Hunneman believes that couples' marital problems and divorce stem from the lack of equality in relationships.

"In my opinion, some of the principal causes of the present high divorce rate and marital dissatisfaction are the resentments and feelings of dependency which are inevitably fostered by marriages in which the husbands bear the entire financial burden and the wives have no option outside the home," she wrote in the class report.

However, despite her liberal view on women's rights, Hunneman says she didn't feel that her views separated her from her peers.

"My ideas weren't very unconventional, but they were unconventional," she says. "I think many people just thought I was a little odd."

Hunneman describes her upbringing as traditional and says that in her first marriage, to James L. Oakes '45, a circuit court judge, she took a conventional role.


"I think I was pretty much a traditional wife," she says. "I wanted a job, but I wasn't sure that I should."

Hunneman says her husband took the "traditional" role in their marriage as well.

"And my husband was a product of his time too," she says. "He wasn't a father the same way my son is today...he didn't take 50 percent of the care.
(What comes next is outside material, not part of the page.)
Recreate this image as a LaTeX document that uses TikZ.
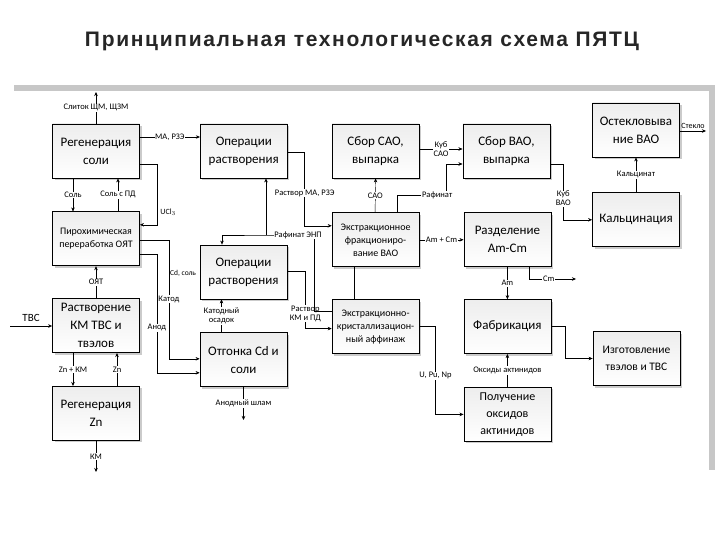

He was of his time, and I was of mine."

However, Hunneman adds that her husband's traditionalism does not mean that he did not love his children as much as she.

"He just adopted the traditional role of father," she says. "He was very interested and fond of them and still is."

Hunneman remarried in 1980. She met her second husband on a Harvard-associated trip to China. He passed away five years later.

Outside of the home, Hunneman has served in a variety of public and community-service posts throughout her life.

After receiving her master's degree in psychology, Hunneman went to work as a psychologist for Experiments in International Living--a program now known as World Learning that branched off of the Peace Corps and does community service around the world.

While studying at Radcliffe's Bunting Institute after she got her master's in psychology, Hunneman also audited courses at Harvard business School. Through her experience there, Hunneman says, she became interested in utilities, leading her to apply for a position as the public utilites commissioner for the state of Vermont.

"I hadn't much thought about it, but it seemed interesting, and I applied when I saw the notice on our social service board, and then the governor appointed me," she says.